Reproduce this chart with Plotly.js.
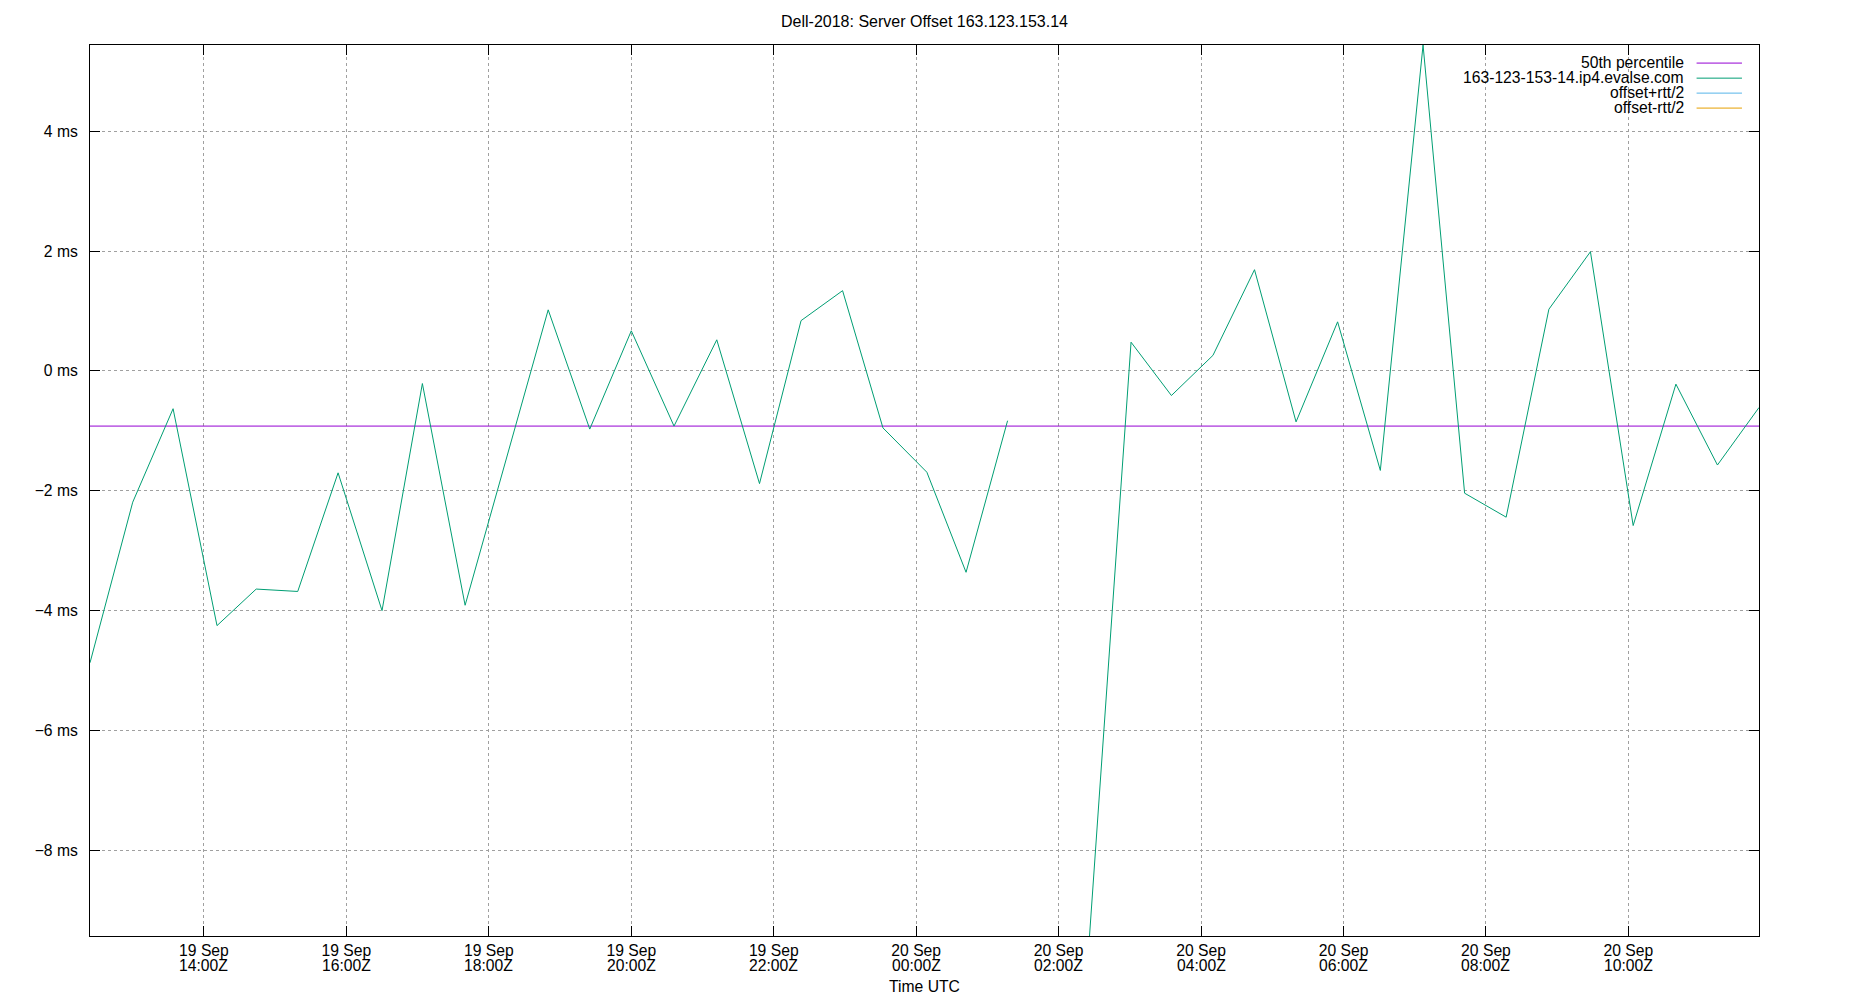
<!DOCTYPE html>
<html>
<head>
<meta charset="utf-8">
<script src="https://cdn.plot.ly/plotly-3.0.1.min.js"></script>
<style>
  body { margin: 0; background: #fff; }
  #chart { width: 1850px; height: 1000px; }
</style>
</head>
<body>
<div id="chart"></div>
<script>
// sample times (UTC) and measured offset in ms; null = no sample
const times = [
    "2018-09-19 12:24", "2018-09-19 13:00", "2018-09-19 13:34", "2018-09-19 14:11",
    "2018-09-19 14:44", "2018-09-19 15:19", "2018-09-19 15:53", "2018-09-19 16:30",
    "2018-09-19 17:04", "2018-09-19 17:40", "2018-09-19 18:50", "2018-09-19 19:25",
    "2018-09-19 20:00", "2018-09-19 20:36", "2018-09-19 21:12", "2018-09-19 21:48",
    "2018-09-19 22:23", "2018-09-19 22:58", "2018-09-19 23:32", "2018-09-20 00:09",
    "2018-09-20 00:42", "2018-09-20 01:17", "2018-09-20 01:52", "2018-09-20 02:26",
    "2018-09-20 03:01", "2018-09-20 03:35", "2018-09-20 04:10", "2018-09-20 04:45",
    "2018-09-20 05:20", "2018-09-20 05:55", "2018-09-20 06:31", "2018-09-20 07:07",
    "2018-09-20 07:42", "2018-09-20 08:17", "2018-09-20 08:53", "2018-09-20 09:28",
    "2018-09-20 10:04", "2018-09-20 10:40", "2018-09-20 11:15", "2018-09-20 11:50"
];
const offsets = [
    -4.87, -2.19, -0.63, -4.25,
    -3.64, -3.68, -1.70, -4.00,
    -0.21, -3.91,  1.02, -0.97,
     0.67, -0.92,  0.52, -1.88,
     0.84,  1.34, -0.95, -1.69,
    -3.36, -0.83,  null, -9.43,
     0.48, -0.41,  0.26,  1.69,
    -0.85,  0.82, -1.66,  5.44,
    -2.04, -2.44,  1.03,  1.99,
    -2.58, -0.22, -1.57, -0.61
];
const median = -0.92;

const tickTimes = [
    "2018-09-19 14:00", "2018-09-19 16:00", "2018-09-19 18:00", "2018-09-19 20:00",
    "2018-09-19 22:00", "2018-09-20 00:00", "2018-09-20 02:00", "2018-09-20 04:00",
    "2018-09-20 06:00", "2018-09-20 08:00", "2018-09-20 10:00"
];
const tickDays = ["19 Sep", "19 Sep", "19 Sep", "19 Sep", "19 Sep",
                  "20 Sep", "20 Sep", "20 Sep", "20 Sep", "20 Sep", "20 Sep"];
const tickHours = ["14:00Z", "16:00Z", "18:00Z", "20:00Z", "22:00Z",
                   "00:00Z", "02:00Z", "04:00Z", "06:00Z", "08:00Z", "10:00Z"];

const legendNames = ["50th percentile", "163-123-153-14.ip4.evalse.com", "offset+rtt/2", "offset-rtt/2"];
const legendColors = ["#9400d3", "#009e73", "#56b4e9", "#e69f00"];

const FONT = "Liberation Sans, Arial, sans-serif";
const textFont = { family: FONT, size: 15.7, color: "#000" };
const valid = offsets.filter(v => v !== null);

const data = [
    {
        x: [times[0], times[times.length - 1]],
        y: [median, median],
        type: "scatter", mode: "lines",
        line: { color: legendColors[0], width: 1 },
        name: legendNames[0], hoverinfo: "skip"
    },
    {
        x: times, y: offsets,
        type: "scatter", mode: "lines", connectgaps: false,
        line: { color: legendColors[1], width: 1 },
        name: legendNames[1]
    },
    { x: [], y: [], type: "scatter", mode: "lines", line: { color: legendColors[2], width: 1 }, name: legendNames[2] },
    { x: [], y: [], type: "scatter", mode: "lines", line: { color: legendColors[3], width: 1 }, name: legendNames[3] }
];

// gnuplot style key: right aligned text with the line sample after it
const rowY = [0.9805, 0.9636, 0.9468, 0.9300];
const annotations = legendNames.map((n, i) => ({
    xref: "paper", yref: "paper", x: 0.9563, y: rowY[i],
    xanchor: "right", yanchor: "middle", showarrow: false,
    text: n, font: textFont
}));

// second line of the time tick labels (tight gnuplot line spacing)
tickTimes.forEach((t, i) => annotations.push({
    xref: "x", yref: "paper", x: t, y: 0, yshift: -29,
    xanchor: "center", yanchor: "middle", showarrow: false,
    text: tickHours[i], font: textFont
}));

annotations.push({
    xref: "paper", yref: "paper", x: 0.5, y: 0, yshift: -50,
    xanchor: "center", yanchor: "middle", showarrow: false,
    text: "Time UTC", font: textFont
});
annotations.push({
    xref: "paper", yref: "paper", x: 0.5, y: 1, yshift: 24,
    xanchor: "center", yanchor: "middle", showarrow: false,
    text: "Dell-2018: Server Offset 163.123.153.14",
    font: { family: FONT, size: 16, color: "#000" }
});

const shapes = [{
    type: "rect", xref: "paper", yref: "paper",
    x0: 0.818, x1: 1, y0: 0.9226, y1: 1,
    fillcolor: "#fff", line: { width: 0 }, layer: "between"
}];
legendColors.forEach((c, i) => shapes.push({
    type: "line", xref: "paper", yref: "paper",
    x0: 0.9626, x1: 0.9898, y0: rowY[i] - 0.0008, y1: rowY[i] - 0.0008,
    line: { color: c, width: 1 }
}));

const axisCommon = {
    showline: true, linecolor: "#000", linewidth: 1, mirror: "allticks",
    ticks: "inside", ticklen: 10, tickcolor: "#000", tickwidth: 1,
    showgrid: true, gridcolor: "#a0a0a0", griddash: "dot", gridwidth: 1,
    zeroline: false,
    tickfont: textFont
};

const layout = {
    width: 1850, height: 1000,
    margin: { l: 90, r: 91, t: 45, b: 64 },
    paper_bgcolor: "#fff", plot_bgcolor: "#fff",
    showlegend: false,
    font: textFont,
    xaxis: Object.assign({}, axisCommon, {
        type: "date",
        range: [times[0], times[times.length - 1]],
        tickmode: "array", tickvals: tickTimes, ticktext: tickDays,
        ticklabelstandoff: 0
    }),
    yaxis: Object.assign({}, axisCommon, {
        range: [Math.min(...valid), Math.max(...valid)],
        tickmode: "linear", tick0: 0, dtick: 2, ticksuffix: " ms",
        ticklabelstandoff: 8
    }),
    annotations: annotations,
    shapes: shapes
};

Plotly.newPlot("chart", data, layout, { displayModeBar: false, staticPlot: true });
</script>
</body>
</html>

========================================================================

## Directive:
Each line of the data is to be duplicated exactly; pictures stay out of the copy.

## Task response:
Reproduce this chart with Plotly.js.
<!DOCTYPE html>
<html>
<head>
<meta charset="utf-8">
<script src="https://cdn.plot.ly/plotly-3.0.1.min.js"></script>
<style>
  body { margin: 0; background: #fff; }
  #chart { width: 1850px; height: 1000px; }
</style>
</head>
<body>
<div id="chart"></div>
<script>
// sample times (UTC) and measured offset in ms; null = no sample
const times = [
    "2018-09-19 12:24", "2018-09-19 13:00", "2018-09-19 13:34", "2018-09-19 14:11",
    "2018-09-19 14:44", "2018-09-19 15:19", "2018-09-19 15:53", "2018-09-19 16:30",
    "2018-09-19 17:04", "2018-09-19 17:40", "2018-09-19 18:50", "2018-09-19 19:25",
    "2018-09-19 20:00", "2018-09-19 20:36", "2018-09-19 21:12", "2018-09-19 21:48",
    "2018-09-19 22:23", "2018-09-19 22:58", "2018-09-19 23:32", "2018-09-20 00:09",
    "2018-09-20 00:42", "2018-09-20 01:17", "2018-09-20 01:52", "2018-09-20 02:26",
    "2018-09-20 03:01", "2018-09-20 03:35", "2018-09-20 04:10", "2018-09-20 04:45",
    "2018-09-20 05:20", "2018-09-20 05:55", "2018-09-20 06:31", "2018-09-20 07:07",
    "2018-09-20 07:42", "2018-09-20 08:17", "2018-09-20 08:53", "2018-09-20 09:28",
    "2018-09-20 10:04", "2018-09-20 10:40", "2018-09-20 11:15", "2018-09-20 11:50"
];
const offsets = [
    -4.87, -2.19, -0.63, -4.25,
    -3.64, -3.68, -1.70, -4.00,
    -0.21, -3.91,  1.02, -0.97,
     0.67, -0.92,  0.52, -1.88,
     0.84,  1.34, -0.95, -1.69,
    -3.36, -0.83,  null, -9.43,
     0.48, -0.41,  0.26,  1.69,
    -0.85,  0.82, -1.66,  5.44,
    -2.04, -2.44,  1.03,  1.99,
    -2.58, -0.22, -1.57, -0.61
];
const median = -0.92;

const tickTimes = [
    "2018-09-19 14:00", "2018-09-19 16:00", "2018-09-19 18:00", "2018-09-19 20:00",
    "2018-09-19 22:00", "2018-09-20 00:00", "2018-09-20 02:00", "2018-09-20 04:00",
    "2018-09-20 06:00", "2018-09-20 08:00", "2018-09-20 10:00"
];
const tickDays = ["19 Sep", "19 Sep", "19 Sep", "19 Sep", "19 Sep",
                  "20 Sep", "20 Sep", "20 Sep", "20 Sep", "20 Sep", "20 Sep"];
const tickHours = ["14:00Z", "16:00Z", "18:00Z", "20:00Z", "22:00Z",
                   "00:00Z", "02:00Z", "04:00Z", "06:00Z", "08:00Z", "10:00Z"];

const legendNames = ["50th percentile", "163-123-153-14.ip4.evalse.com", "offset+rtt/2", "offset-rtt/2"];
const legendColors = ["#9400d3", "#009e73", "#56b4e9", "#e69f00"];

const FONT = "Liberation Sans, Arial, sans-serif";
const textFont = { family: FONT, size: 15.7, color: "#000" };
const valid = offsets.filter(v => v !== null);

const data = [
    {
        x: [times[0], times[times.length - 1]],
        y: [median, median],
        type: "scatter", mode: "lines",
        line: { color: legendColors[0], width: 1 },
        name: legendNames[0], hoverinfo: "skip"
    },
    {
        x: times, y: offsets,
        type: "scatter", mode: "lines", connectgaps: false,
        line: { color: legendColors[1], width: 1 },
        name: legendNames[1]
    },
    { x: [], y: [], type: "scatter", mode: "lines", line: { color: legendColors[2], width: 1 }, name: legendNames[2] },
    { x: [], y: [], type: "scatter", mode: "lines", line: { color: legendColors[3], width: 1 }, name: legendNames[3] }
];

// gnuplot style key: right aligned text with the line sample after it
const rowY = [0.9805, 0.9636, 0.9468, 0.9300];
const annotations = legendNames.map((n, i) => ({
    xref: "paper", yref: "paper", x: 0.9563, y: rowY[i],
    xanchor: "right", yanchor: "middle", showarrow: false,
    text: n, font: textFont
}));

// second line of the time tick labels (tight gnuplot line spacing)
tickTimes.forEach((t, i) => annotations.push({
    xref: "x", yref: "paper", x: t, y: 0, yshift: -29,
    xanchor: "center", yanchor: "middle", showarrow: false,
    text: tickHours[i], font: textFont
}));

annotations.push({
    xref: "paper", yref: "paper", x: 0.5, y: 0, yshift: -50,
    xanchor: "center", yanchor: "middle", showarrow: false,
    text: "Time UTC", font: textFont
});
annotations.push({
    xref: "paper", yref: "paper", x: 0.5, y: 1, yshift: 24,
    xanchor: "center", yanchor: "middle", showarrow: false,
    text: "Dell-2018: Server Offset 163.123.153.14",
    font: { family: FONT, size: 16, color: "#000" }
});

const shapes = [{
    type: "rect", xref: "paper", yref: "paper",
    x0: 0.818, x1: 1, y0: 0.9226, y1: 1,
    fillcolor: "#fff", line: { width: 0 }, layer: "between"
}];
legendColors.forEach((c, i) => shapes.push({
    type: "line", xref: "paper", yref: "paper",
    x0: 0.9626, x1: 0.9898, y0: rowY[i] - 0.0008, y1: rowY[i] - 0.0008,
    line: { color: c, width: 1 }
}));

const axisCommon = {
    showline: true, linecolor: "#000", linewidth: 1, mirror: "allticks",
    ticks: "inside", ticklen: 10, tickcolor: "#000", tickwidth: 1,
    showgrid: true, gridcolor: "#a0a0a0", griddash: "dot", gridwidth: 1,
    zeroline: false,
    tickfont: textFont
};

const layout = {
    width: 1850, height: 1000,
    margin: { l: 90, r: 91, t: 45, b: 64 },
    paper_bgcolor: "#fff", plot_bgcolor: "#fff",
    showlegend: false,
    font: textFont,
    xaxis: Object.assign({}, axisCommon, {
        type: "date",
        range: [times[0], times[times.length - 1]],
        tickmode: "array", tickvals: tickTimes, ticktext: tickDays,
        ticklabelstandoff: 0
    }),
    yaxis: Object.assign({}, axisCommon, {
        range: [Math.min(...valid), Math.max(...valid)],
        tickmode: "linear", tick0: 0, dtick: 2, ticksuffix: " ms",
        ticklabelstandoff: 8
    }),
    annotations: annotations,
    shapes: shapes
};

Plotly.newPlot("chart", data, layout, { displayModeBar: false, staticPlot: true });
</script>
</body>
</html>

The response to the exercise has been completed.